Comida é pasto
Por Carolina Fellet
Até determinar o que é ou não comestível e formar o cardápio básico da humanidade, quanto peixe não morreu pela boca?
Sempre que como picanha com batata frita, pizza de frango com catupiry, hambúrguer, chocolate e bolo de morango com chantilly, mentalizo meus ancestrais com língua afiada que pensaram não só na nutrição e sobrevivência de seus contemporâneos, mas no prazer gustativo de quem ainda nem era semente.
Se no passado a função primordial dos restaurantes era a de restaurar, através da dieta, o bem-estar de pacientes debilitados, hoje o espaço funciona como um bordel do paladar. Só se sai de lá após a saliva ter atingido seu pH máximo.
O prato em que era servida a sopa insípida que equilibrava os coeficientes de saúde do enfermo foi quebrado no ritual de casamento cigano e, no lugar, usam telhas.
Sim, telhas! Antes condenadas à construção civil. Elas que agora conservam os graus exatos das receitas desenvolvidas nos reality shows conduzidos por chefs de todas as línguas.

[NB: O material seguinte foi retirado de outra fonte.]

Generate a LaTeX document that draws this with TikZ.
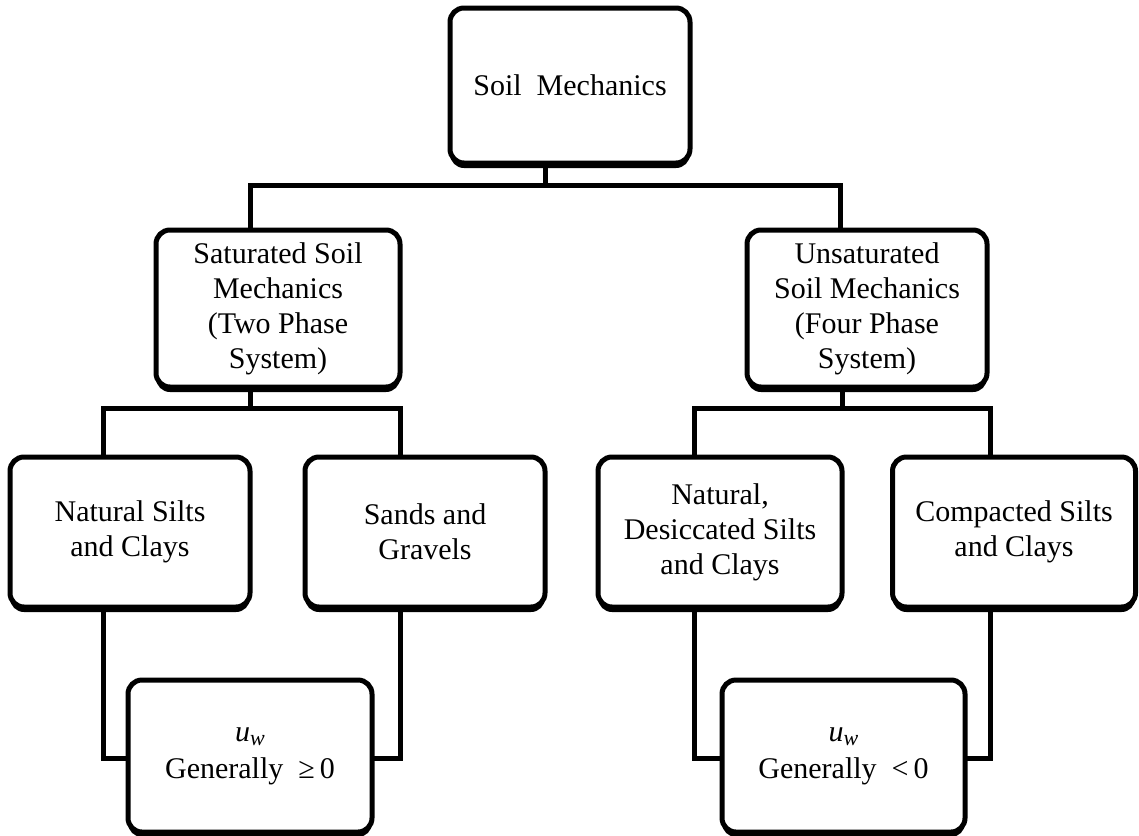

O vasilhame dos restaurantes contemporâneos, aliás, é parte essencial não da mera reabilitação dos clientes, mas da experiência sensorial que eles terão durante a refeição. É como a relação do hardware com o software.
Conectados com essa tendência, alguns estabelecimentos funcionam à meia-luz e disponibilizam venda para os olhos a fim de que o ritual da alimentação se espalhe por todo o corpo do comensal. Afinal, são muitas as variáveis a serem deglutidas: amostras de agricultura e pecuária, países totalmente díspares convivendo pela habilidade universal da língua (e suas papilas gustativas).
Comer sempre foi um ato metafísico e é justo, portanto, haver toda uma liturgia à altura.